Abstract

Residual stresses are detrimental to the fatigue, fracture and corrosion resistance of welds. The literature on residual stress measurements in aluminium alloy friction stir welds is reviewed. The results of a large number of longitudinal residual stress measurements performed by the slitting method on friction stir welds in 2024-T3, 6082-T6 and 5754-H111 aluminium alloys are compared and their origin discussed. From the current investigation, it can be derived that the type of machine used for welding has only little influence on the residual stress profile. The influence of alloy type and welding parameters on the magnitude of the residual stresses and the shape of their distribution across the weld is investigated.

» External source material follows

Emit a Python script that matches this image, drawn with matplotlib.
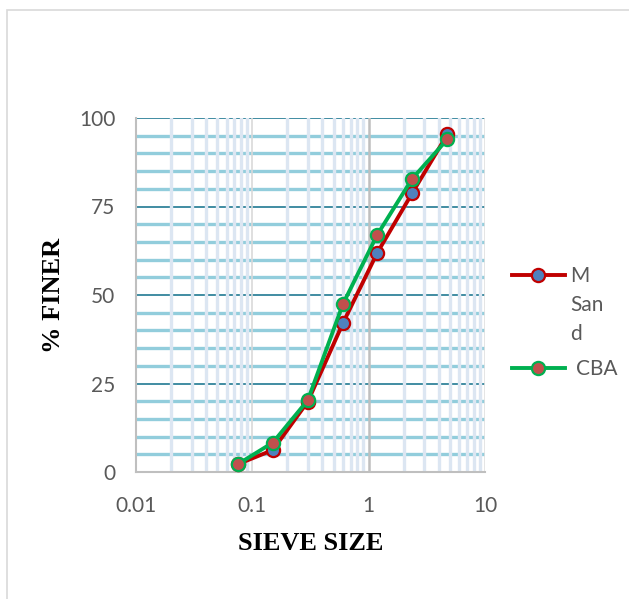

Their magnitude is far below the room temperature yield strength of the base material. A distribution with an “M-shape” is always found on age hardenable structural alloys (albeit more pronounced in 6082-T6 alloy than in 2024-T3 alloy), while a “plateau” is found in the case of the strain hardenable 5754 H111 alloy. The low magnitude and the differences in distribution of the longitudinal residual stress are attributed mainly to the microstructural changes in the weld centre and are discussed based on the hardness profiles performed across the welds. The paper also discusses the reasons why those results are in disagreement with a number of numerical simulations from the literature that do not account for the influence of the welding thermomechanical history on the material microstructure and properties.